To this day, correcting or at least compensating for “market failures” is taught as a fundamental role of government, typically on the very first day of a public-sector economics course. 

So Smith believed that capitalism and free-market competition can promote (direct resources toward) economic activities that contribute to the social good, and that government can help where private markets can’t be expected to get it right.  But he also warned of situations where the partnership would not work to society’s benefit—for example, where businessmen (“dealers”) would try to limit competition by influencing government policymakers in their favor (emphasis added):

To widen the market and to narrow the competition, is always the interest of the dealers…The proposal of any new law or regulation of commerce which comes from this order, ought always to be listened to with great precaution, and ought never to be adopted till after having been long and carefully examined, not only with the most scrupulous, but with the most suspicious attention. It comes from an order of men, whose interest is never exactly the same with that of the public, who have generally an interest to deceive and even oppress the public, and who accordingly have, upon many occasions, both deceived and oppressed it. (Adam Smith, Wealth of Nations, Book I, xi, 264)

…as well as situations where government involvement would be counterproductive—with government bureaucrats serving as meddlesome micro-managers who lose sight of (and in fact get in the way of) the government’s essential role in promoting the public good:

The man of system [(government)], on the contrary, is apt to be very wise in his own conceit; and is often so enamoured with the supposed beauty of his own ideal plan of government, that he cannot suffer the smallest deviation from any part of it. He goes on to establish it completely and in all its parts, without any regard either to the great interests, or to the strong prejudices which may oppose it.

He seems to imagine that he can arrange the different members of a great society with as much ease as the hand arranges the different pieces upon a chess-board. He does not consider that the pieces upon the chess-board have no other principle of motion besides that which the hand impresses upon them; but that, in the great chess-board of human society, every single piece has a principle of motion of its own, altogether different from that which the legislature might chuse to impress upon it. If those two principles coincide and act in the same direction, the game of human society will go on easily and harmoniously, and is very likely to be happy and successful. If they are opposite or different, the game will go on miserably, and the society must be at all times in the highest degree of disorder. (Adam Smith, The Theory of Moral Sentiments, Part VI, ii, 42)
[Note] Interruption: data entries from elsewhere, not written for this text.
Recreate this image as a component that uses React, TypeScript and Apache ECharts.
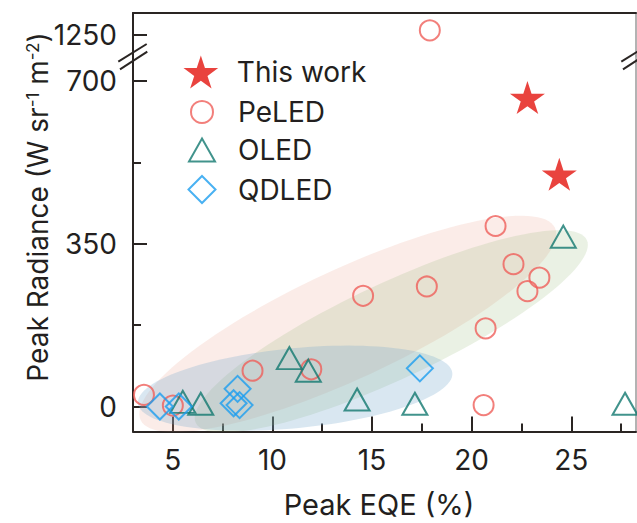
import React, { useEffect, useRef } from 'react';
import * as echarts from 'echarts';

// ---- data -------------------------------------------------------------
const xMajorTicks = [5, 10, 15, 20, 25];
const xMinorTicks = [7.5, 12.5, 17.5, 22.5, 27.5];
const yMajorTicks = [0, 350, 700];
const yMinorTicks = [175, 525];
const yUpperTicks = [1250];

// [Peak EQE (%), Peak radiance (W sr^-1 m^-2)]
const thisWork = [[22.8, 664], [24.4, 499]];
const peledLow = [
  [21.2, 388], [22.1, 306], [23.4, 277], [22.8, 248], [17.75, 258], [14.55, 238],
  [20.7, 168], [20.6, 3], [9.0, 77], [11.95, 80], [3.55, 25], [5.0, 2],
];
const peledHigh = [[17.9, 1260]];
const oled = [
  [24.6, 365], [17.15, 6], [27.7, 6], [10.85, 104], [11.8, 77], [14.25, 15],
  [6.4, 6], [5.5, 10],
];
const qdled = [[17.4, 82], [4.35, 0], [5.3, 0], [8.25, 38], [8.05, 7], [8.35, 3]];

// shaded clusters: major-axis end points [x1, y1, x2, y2] and minor/major ratio
const regionPeLED = [3.38, -29, 24.18, 384, 0.24];
const regionOLED = [6.15, -35, 25.78, 358, 0.222];
const regionQDLED = [3.25, 7, 19.03, 72, 0.253];

// ---- styles -----------------------------------------------------------
const FONT = 'Inter, "Liberation Sans", Arial, sans-serif';
const INK = '#231f20';
const AXIS = '#2a2523';
const RED = '#e3140e';
const PINK = '#ef5f5a';
const TEAL = '#12786f';
const BLUE = '#1c9def';
const regionFills = ['rgba(235,160,140,0.2)', 'rgba(150,185,120,0.2)', 'rgba(120,170,205,0.28)'];

const STAR =
  'path://M50,0 L61.23,34.55 L97.55,34.55 L68.17,55.9 L79.39,90.45 L50,69.1 L20.61,90.45 L31.83,55.9 L2.45,34.55 L38.77,34.55 Z';

// plot frame (px)
const LEFT = 133;
const RIGHT = 636;
const TOP = 13;
const BREAK_Y = 56;
const BOTTOM = 431.5;
const W = 637;
const H = 523;

const X_MIN = 3;
const X_MAX = 28.25;
const Y_LOW = [-53.7, 753.4];
const Y_HIGH = [1204.9, 1297.3];

const LEGEND_ICON_CX = 201;
const LEGEND_TEXT_X = 237;
const LEGEND_FONT = 28;

const legendItems = [
  { name: 'This work', icon: STAR, w: 35, h: 33, cy: 72, color: RED, hollow: false },
  { name: 'PeLED', icon: 'circle', w: 22, h: 22, cy: 112, color: PINK, hollow: true },
  { name: 'OLED', icon: 'triangle', w: 26, h: 23, cy: 150, color: TEAL, hollow: true },
  { name: 'QDLED', icon: 'diamond', w: 27, h: 27, cy: 189, color: BLUE, hollow: true },
];

const hollowStyle = (c: string) => ({ color: 'rgba(0,0,0,0)', borderColor: c, borderWidth: 2 });

const tickStyle = { color: AXIS, width: 2 };
const plainNumber = (v: number) => String(v);

function buildOption(): any {
  const gridBase = { left: LEFT, right: W - RIGHT, outerBoundsMode: 'none', containLabel: false };
  const labelStyle = { margin: 16, fontSize: 28, fontFamily: FONT, color: INK, formatter: plainNumber };

  const xAxis = [
    {
      gridIndex: 0, type: 'value', min: X_MIN, max: X_MAX, position: 'bottom',
      axisLine: { show: true, onZero: false, lineStyle: { color: AXIS, width: 2 } },
      axisTick: { show: true, inside: true, length: 15, customValues: xMajorTicks, lineStyle: tickStyle },
      axisLabel: { show: true, customValues: xMajorTicks, ...labelStyle, margin: 14 },
      splitLine: { show: false },
    },
    {
      gridIndex: 0, type: 'value', min: X_MIN, max: X_MAX, position: 'bottom',
      axisLine: { show: false, onZero: false },
      axisTick: { show: true, inside: true, length: 8, customValues: xMinorTicks, lineStyle: tickStyle },
      axisLabel: { show: false },
      splitLine: { show: false },
    },
    {
      gridIndex: 1, type: 'value', min: X_MIN, max: X_MAX, position: 'top',
      axisLine: { show: true, onZero: false, lineStyle: { color: AXIS, width: 2 } },
      axisTick: { show: false },
      axisLabel: { show: false },
      splitLine: { show: false },
    },
  ];

  const yAxis = [
    {
      gridIndex: 0, type: 'value', min: Y_LOW[0], max: Y_LOW[1], position: 'left',
      axisLine: { show: true, onZero: false, lineStyle: { color: AXIS, width: 2 } },
      axisTick: { show: true, inside: true, length: 14, customValues: yMajorTicks, lineStyle: tickStyle },
      axisLabel: { show: true, customValues: yMajorTicks, ...labelStyle },
      splitLine: { show: false },
    },
    {
      gridIndex: 0, type: 'value', min: Y_LOW[0], max: Y_LOW[1], position: 'left',
      axisLine: { show: false, onZero: false },
      axisTick: { show: true, inside: true, length: 8, customValues: yMinorTicks, lineStyle: tickStyle },
      axisLabel: { show: false },
      splitLine: { show: false },
    },
    {
      gridIndex: 0, type: 'value', min: Y_LOW[0], max: Y_LOW[1], position: 'right',
      axisLine: { show: true, onZero: false, lineStyle: { color: '#9a9a9a', width: 1.5 } },
      axisTick: { show: false }, axisLabel: { show: false }, splitLine: { show: false },
    },
    {
      gridIndex: 1, type: 'value', min: Y_HIGH[0], max: Y_HIGH[1], position: 'left',
      axisLine: { show: true, onZero: false, lineStyle: { color: AXIS, width: 2 } },
      axisTick: { show: true, inside: true, length: 14, customValues: yUpperTicks, lineStyle: tickStyle },
      axisLabel: { show: true, customValues: yUpperTicks, ...labelStyle },
      splitLine: { show: false },
    },
    {
      gridIndex: 1, type: 'value', min: Y_HIGH[0], max: Y_HIGH[1], position: 'right',
      axisLine: { show: true, onZero: false, lineStyle: { color: '#9a9a9a', width: 1.5 } },
      axisTick: { show: false }, axisLabel: { show: false }, splitLine: { show: false },
    },
  ];

  const regions = [regionPeLED, regionOLED, regionQDLED];

  const renderRegion = (params: any, api: any) => {
    const p1 = api.coord([api.value(0), api.value(1)]);
    const p2 = api.coord([api.value(2), api.value(3)]);
    const ratio = api.value(4);
    const cx = (p1[0] + p2[0]) / 2;
    const cy = (p1[1] + p2[1]) / 2;
    const dx = (p2[0] - p1[0]) / 2;
    const dy = (p2[1] - p1[1]) / 2;
    const a = Math.hypot(dx, dy);
    const b = a * ratio;
    const ux = dx / a;
    const uy = dy / a;
    const pts: number[][] = [];
    const n = 120;
    for (let i = 0; i < n; i++) {
      const t = (i / n) * Math.PI * 2;
      const c = Math.cos(t) * a;
      const s = Math.sin(t) * b;
      pts.push([cx + c * ux - s * uy, cy + c * uy + s * ux]);
    }
    return {
      type: 'polygon',
      shape: { points: pts },
      style: { fill: regionFills[params.dataIndex] },
      silent: true,
    };
  };

  const scatterBase = { type: 'scatter', emphasis: { disabled: true }, z: 3 };

  const series: any[] = [
    {
      type: 'custom', name: 'regions', xAxisIndex: 0, yAxisIndex: 0, clip: true, z: 1, silent: true,
      renderItem: renderRegion, data: regions,
      encode: { x: [0, 2], y: [1, 3] },
    },
    {
      ...scatterBase, name: 'PeLED', xAxisIndex: 0, yAxisIndex: 0, data: peledLow,
      symbol: 'circle', symbolSize: 20, itemStyle: hollowStyle(PINK),
    },
    {
      ...scatterBase, name: 'PeLED', xAxisIndex: 2, yAxisIndex: 3, data: peledHigh,
      symbol: 'circle', symbolSize: 20, itemStyle: hollowStyle(PINK),
    },
    {
      ...scatterBase, name: 'OLED', xAxisIndex: 0, yAxisIndex: 0, data: oled,
      symbol: 'triangle', symbolSize: [25, 22], itemStyle: hollowStyle(TEAL),
    },
    {
      ...scatterBase, name: 'QDLED', xAxisIndex: 0, yAxisIndex: 0, data: qdled,
      symbol: 'diamond', symbolSize: [26, 26], itemStyle: hollowStyle(BLUE),
    },
    {
      ...scatterBase, name: 'This work', xAxisIndex: 0, yAxisIndex: 0, data: thisWork,
      symbol: STAR, symbolSize: [35, 33], itemStyle: { color: RED, borderWidth: 0 },
    },
  ];

  const legend = legendItems.map((it) => {
    const left = LEGEND_ICON_CX - it.w / 2;
    const textPad = LEGEND_TEXT_X - (left + it.w + 5);
    return {
      show: true,
      data: [it.name],
      icon: it.icon,
      itemWidth: it.w,
      itemHeight: it.h,
      left,
      top: it.cy - Math.max(it.h / 2, LEGEND_FONT / 2),
      padding: 0,
      orient: 'vertical',
      selectedMode: false,
      textStyle: { fontSize: LEGEND_FONT, fontFamily: FONT, color: INK, padding: [0, 0, 0, textPad] },
      itemStyle: it.hollow ? hollowStyle(it.color) : { color: it.color, borderWidth: 0 },
    };
  });

  const breakLine = (x1: number, y1: number, x2: number, y2: number) => ({
    type: 'line',
    shape: { x1, y1, x2, y2 },
    style: { stroke: AXIS, lineWidth: 2 },
    z: 10,
  });

  const graphic = [
    breakLine(118.3, 61.7, 146.7, 44),
    breakLine(120, 69.3, 147.3, 51.7),
    breakLine(118.3 + (RIGHT - LEFT), 61.7, 146.7 + (RIGHT - LEFT), 44),
    breakLine(120 + (RIGHT - LEFT), 69.3, 147.3 + (RIGHT - LEFT), 51.7),
    {
      type: 'text',
      x: 38,
      y: 207,
      rotation: Math.PI / 2,
      style: {
        text: '{m|Peak Radiance (W sr}{s|-1}{m| m}{s|-2}{m|)}',
        align: 'center',
        verticalAlign: 'middle',
        rich: {
          m: { fontSize: 28, fontFamily: FONT, fill: INK },
          s: { fontSize: 17, fontFamily: FONT, fill: INK, verticalAlign: 'top' },
        },
      },
      z: 10,
    },
    {
      type: 'text',
      x: 379,
      y: 504,
      style: {
        text: 'Peak EQE (%)',
        fontSize: 29,
        fontFamily: FONT,
        fill: INK,
        align: 'center',
        verticalAlign: 'middle',
      },
      z: 10,
    },
  ];

  return {
    animation: false,
    backgroundColor: '#ffffff',
    grid: [
      { ...gridBase, top: BREAK_Y, bottom: H - BOTTOM },
      { ...gridBase, top: TOP, height: BREAK_Y - TOP },
    ],
    xAxis,
    yAxis,
    legend,
    series,
    graphic,
  };
}

export default function App() {
  const ref = useRef<HTMLDivElement>(null);

  useEffect(() => {
    if (!ref.current) return;
    const chart = echarts.init(ref.current, undefined, { renderer: 'svg' });
    chart.setOption(buildOption());
    return () => {
      chart.dispose();
    };
  }, []);

  return (
    <div
      ref={ref}
      style={{ position: 'fixed', left: 0, top: 0, width: W, height: H, background: '#fff' }}
    />
  );
}
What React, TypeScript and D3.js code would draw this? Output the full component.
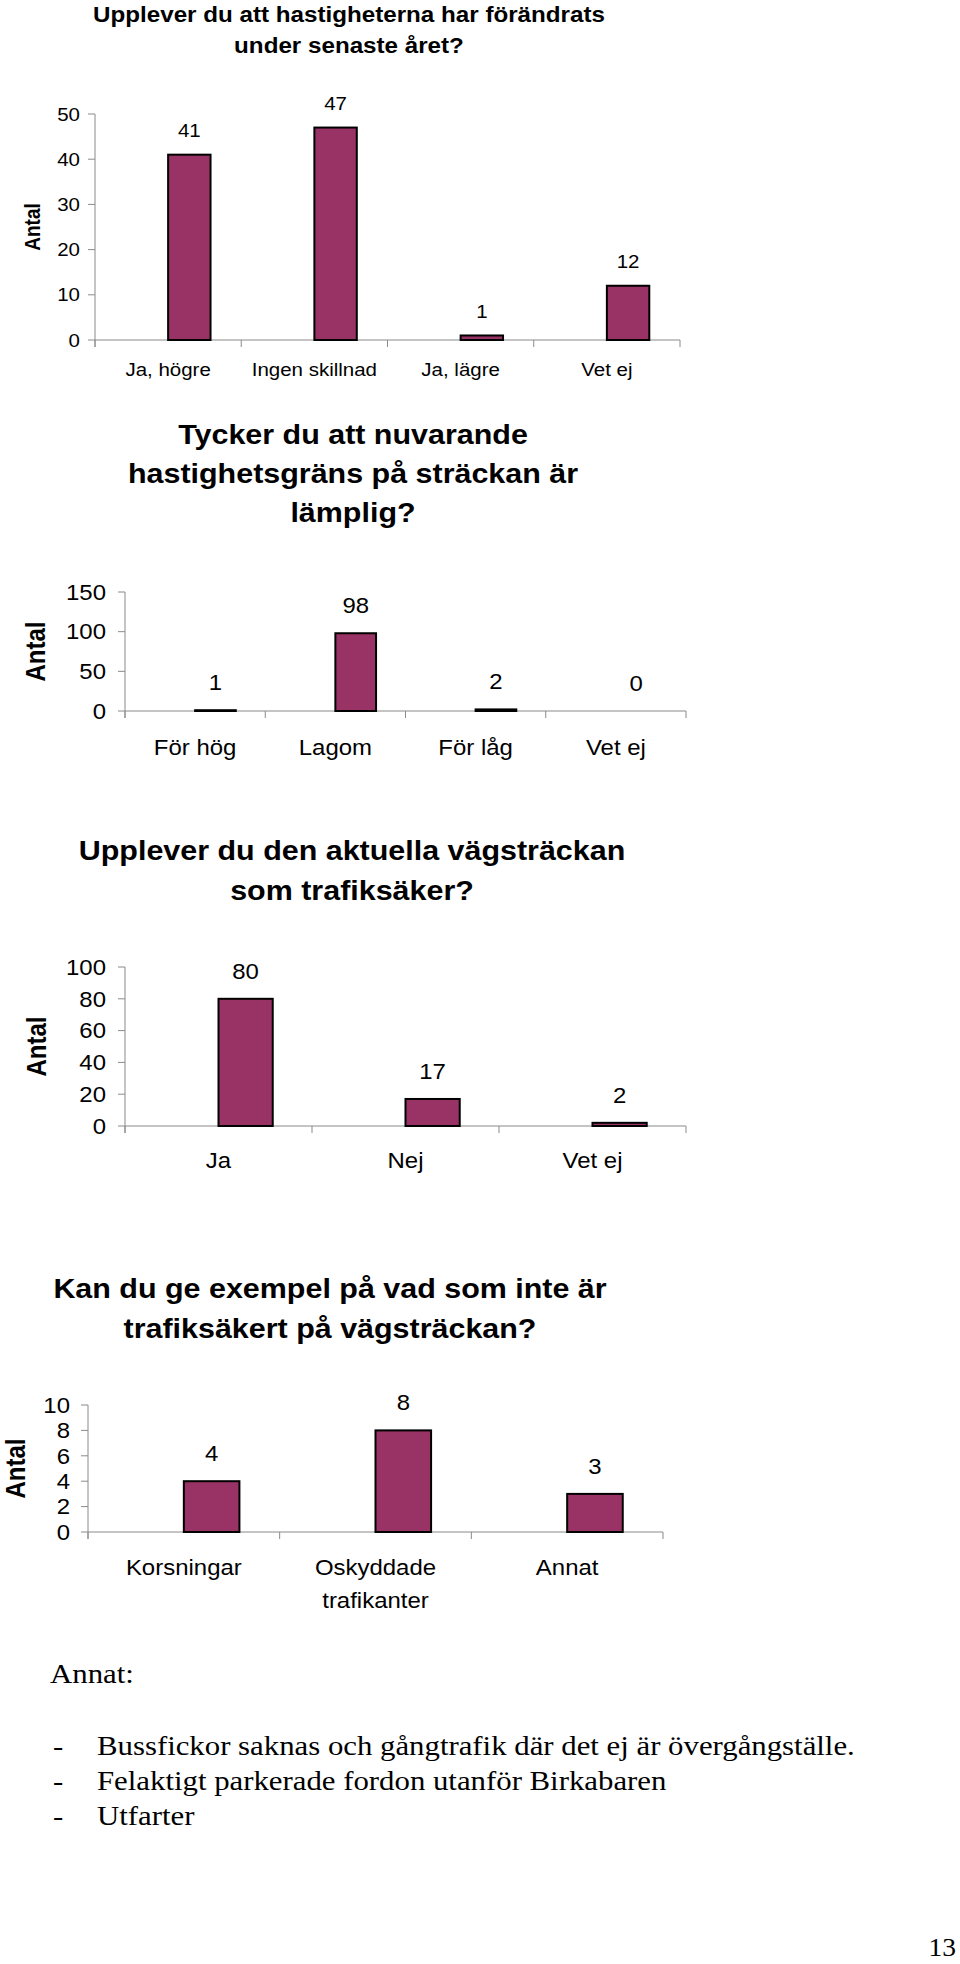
import React from "react";
import * as d3 from "d3";

// ---------- data ----------
const q1Title = ["Upplever du att hastigheterna har förändrats", "under senaste året?"];
const q1Categories = ["Ja, högre", "Ingen skillnad", "Ja, lägre", "Vet ej"];
const q1Values = [41, 47, 1, 12];
const q1Ticks = [0, 10, 20, 30, 40, 50];

const q2Title = ["Tycker du att nuvarande", "hastighetsgräns på sträckan är", "lämplig?"];
const q2Categories = ["För hög", "Lagom", "För låg", "Vet ej"];
const q2Values = [1, 98, 2, 0];
const q2Ticks = [0, 50, 100, 150];

const q3Title = ["Upplever du den aktuella vägsträckan", "som trafiksäker?"];
const q3Categories = ["Ja", "Nej", "Vet ej"];
const q3Values = [80, 17, 2];
const q3Ticks = [0, 20, 40, 60, 80, 100];

const q4Title = ["Kan du ge exempel på vad som inte är", "trafiksäkert på vägsträckan?"];
const q4Categories = ["Korsningar", "Oskyddade\ntrafikanter", "Annat"];
const q4Values = [4, 8, 3];
const q4Ticks = [0, 2, 4, 6, 8, 10];

const yAxisTitle = "Antal";
const notesHeading = "Annat:";
const notesLines = [
  "Bussfickor saknas och gångtrafik där det ej är övergångställe.",
  "Felaktigt parkerade fordon utanför Birkabaren",
  "Utfarter",
];
const pageNumber = "13";

// ---------- styles ----------
const SANS = "'Liberation Sans', Arial, Helvetica, sans-serif";
const SERIF = "'Liberation Serif', 'Times New Roman', serif";
const SX = 1.12;
const BAR_FILL = "#993366";
const AXIS = "#8a8a8a";

type TProps = {
  x: number;
  y: number;
  size: number;
  anchor?: "start" | "middle" | "end";
  weight?: string | number;
  family?: string;
  rotate?: boolean;
  dy?: string;
  sx?: number;
  children: React.ReactNode;
};

function SText({ x, y, size, anchor = "start", weight = "normal", family = SANS, rotate = false, dy, sx = SX, children }: TProps) {
  const t = rotate
    ? `translate(${x},${y}) scale(${sx},1) rotate(-90)`
    : `translate(${x},${y}) scale(${sx},1)`;
  return (
    <text transform={t} textAnchor={anchor} fontSize={size} fontWeight={weight} fontFamily={family} dy={dy} fill="#000">
      {children}
    </text>
  );
}

type ChartProps = {
  title: string[];
  titleX: number;
  titleBaselines: number[];
  titleSize: number;
  categories: string[];
  values: number[];
  ticks: number[];
  x0: number;
  x1: number;
  yTop: number;
  yBottom: number;
  labelSize: number;
  catBaseline: number;
  catLineHeight?: number;
  tickLabelGap: number;
  valueGap: number;
  antalX: number;
  antalSize: number;
};

function BarChart(p: ChartProps) {
  const x = d3.scaleBand<string>().domain(p.categories).range([p.x0, p.x1]).paddingInner(0).paddingOuter(0);
  const yMax = d3.max(p.ticks) as number;
  const y = d3.scaleLinear().domain([0, yMax]).range([p.yBottom, p.yTop]);
  const bw = x.bandwidth();
  const barW = bw * 0.29;
  const tickLen = 7;
  const boundaries = p.categories.map((c) => x(c) as number).concat([p.x1]);

  return (
    <g>
      {p.title.map((line, i) => (
        <SText key={i} x={p.titleX} y={p.titleBaselines[i]} size={p.titleSize} anchor="middle" weight="bold">
          {line}
        </SText>
      ))}

      {/* y axis */}
      <line x1={p.x0} x2={p.x0} y1={y(yMax)} y2={p.yBottom + tickLen} stroke={AXIS} strokeWidth={1} />
      {p.ticks.map((t) => (
        <g key={t}>
          <line x1={p.x0 - tickLen} x2={p.x0} y1={y(t)} y2={y(t)} stroke={AXIS} strokeWidth={1} />
          <SText x={p.x0 - p.tickLabelGap} y={y(t)} size={p.labelSize} anchor="end" dy="0.36em">
            {t}
          </SText>
        </g>
      ))}

      {/* x axis */}
      <line x1={p.x0} x2={p.x1} y1={p.yBottom} y2={p.yBottom} stroke={AXIS} strokeWidth={1} />
      {boundaries.map((bx, i) => (
        <line key={i} x1={bx} x2={bx} y1={p.yBottom} y2={p.yBottom + tickLen} stroke={AXIS} strokeWidth={1} />
      ))}

      {/* bars */}
      {p.categories.map((c, i) => {
        const cx = (x(c) as number) + bw / 2;
        const v = p.values[i];
        const top = y(v);
        return (
          <g key={c}>
            {v > 0 && (
              <rect x={cx} y={top} width={barW} height={p.yBottom - top} fill={BAR_FILL} stroke="#000" strokeWidth={2} />
            )}
            <SText x={cx + barW / 2} y={top - p.valueGap} size={p.labelSize} anchor="middle">
              {v}
            </SText>
            {c.split("\n").map((ln, j) => (
              <SText key={j} x={cx} y={p.catBaseline + j * (p.catLineHeight || 0)} size={p.labelSize} anchor="middle">
                {ln}
              </SText>
            ))}
          </g>
        );
      })}

      {/* axis title */}
      <SText x={p.antalX} y={(p.yTop + p.yBottom) / 2} size={p.antalSize} anchor="middle" weight="bold" rotate dy="0.36em">
        {yAxisTitle}
      </SText>
    </g>
  );
}

export default function App() {
  return (
    <svg
      width={960}
      height={1964}
      viewBox="0 0 960 1964"
      style={{ position: "absolute", left: 0, top: 0, display: "block", background: "#fff" }}
    >
      <rect x={0} y={0} width={960} height={1964} fill="#fff" />

      <BarChart
        title={q1Title}
        titleX={349}
        titleBaselines={[22, 53]}
        titleSize={21.6}
        categories={q1Categories}
        values={q1Values}
        ticks={q1Ticks}
        x0={95}
        x1={680}
        yTop={114}
        yBottom={340}
        labelSize={18.3}
        catBaseline={376}
        tickLabelGap={15}
        valueGap={17.5}
        antalX={32}
        antalSize={19}
      />

      <BarChart
        title={q2Title}
        titleX={353}
        titleBaselines={[444, 483, 522]}
        titleSize={27.2}
        categories={q2Categories}
        values={q2Values}
        ticks={q2Ticks}
        x0={125}
        x1={686}
        yTop={592}
        yBottom={711}
        labelSize={21.4}
        catBaseline={755}
        tickLabelGap={19}
        valueGap={20}
        antalX={35}
        antalSize={24}
      />

      <BarChart
        title={q3Title}
        titleX={352}
        titleBaselines={[860, 900]}
        titleSize={27.2}
        categories={q3Categories}
        values={q3Values}
        ticks={q3Ticks}
        x0={125}
        x1={686}
        yTop={967}
        yBottom={1126}
        labelSize={21.4}
        catBaseline={1168}
        tickLabelGap={19}
        valueGap={20}
        antalX={36}
        antalSize={24}
      />

      <BarChart
        title={q4Title}
        titleX={330}
        titleBaselines={[1298, 1338]}
        titleSize={27.2}
        categories={q4Categories}
        values={q4Values}
        ticks={q4Ticks}
        x0={88}
        x1={663}
        yTop={1405}
        yBottom={1532}
        labelSize={21.4}
        catBaseline={1575}
        catLineHeight={33}
        tickLabelGap={18}
        valueGap={20}
        antalX={15}
        antalSize={24}
      />

      {/* notes */}
      <SText x={50} y={1683} size={28} family={SERIF} sx={1.1}>
        {notesHeading}
      </SText>
      {notesLines.map((ln, i) => (
        <g key={i}>
          <SText x={53} y={1755 + i * 35} size={28} family={SERIF} sx={1.1}>
            -
          </SText>
          <SText x={97} y={1755 + i * 35} size={28} family={SERIF} sx={1.1}>
            {ln}
          </SText>
        </g>
      ))}
      <SText x={956} y={1956} size={25} family={SERIF} anchor="end" sx={1.1}>
        {pageNumber}
      </SText>
    </svg>
  );
}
Smith’s appreciation for both good business and good government (i.e., the “game of human society” going on “easily and harmoniously”) well describes the balanced role that each should play in our capitalist economy—a fruitful collaboration that CED promotes.  In fact, Thomas R. Wells, a philosophy professor at the University of Groningen in the Netherlands, points out in the Real-World Economics Review (I guess it takes a philosopher to talk about real-world economics!) that Adam Smith strongly opposed “crony capitalism” (a term CED uses within our Sustainable Capitalism project to describe an example of business and government behaving badly together) because it leads to inefficient and unfair allocations of resources and wealth—i.e., lower social welfare. Wells concludes his article by explaining the “real Adam Smith”:

Smith’s economic analysis was thoroughly entangled with a deeply humanistic ethical perspective. The picture of the real Adam Smith this reveals is of a true ‘friend of commerce’, supporting the project because of its achievements and its even greater potential, but constructively critical about both the shortcomings of the mercantilist society he lived in and commerce in general. He justified commercial society for its tremendous contribution to the prosperity, justice, and freedom of its members, and most particularly for the poor and powerless in society. But he was no naive ideologue for free markets and profits. He criticised the political machinations and moral character of the very merchants and manufacturers who, he acknowledged, were driving economic development, and not only told them they should act better, but also argued for institutional measures to restrict their worst proclivities (particularly by getting government out of the business of economic micro-management). Though its promise was great, the rise of commercial society also meant the loss of valuable old ways and posed new challenges of its own. Its success was not predetermined, but had to be worked for. That is a lesson modern economists, and politicians, would do well to relearn. (Thomas R. Wells, “Recovering Adam Smith’s Ethical Economics”)

So, in a nutshell, Adam Smith described the “invisible hand” of markets to explain how a capitalist system can do quite well for a society, but he also stressed the importance of a balanced interaction between the private and public sectors.  From this overdue reunion I’ve had with Mr. Smith since starting my new job, I have decided that I am pretty much an “Adam Smith” economist, which means I believe that capitalism has been very good for our society, but there’s obvious room for continuous improvement in both private-sector and government policies and how the two work together.  This means I fit into CED very well, and in my new role here I can keep studying and applying Smith’s wisdom to CED’s mission. I’m looking forward to working with my CED colleagues, both the staff and our business-leader members, figuring out how business and government can better understand each other and join forces to promote a strong and vibrant economy—one that is performing well not just on average or in aggregate but that better serves the interests of all the members of our society, current and future.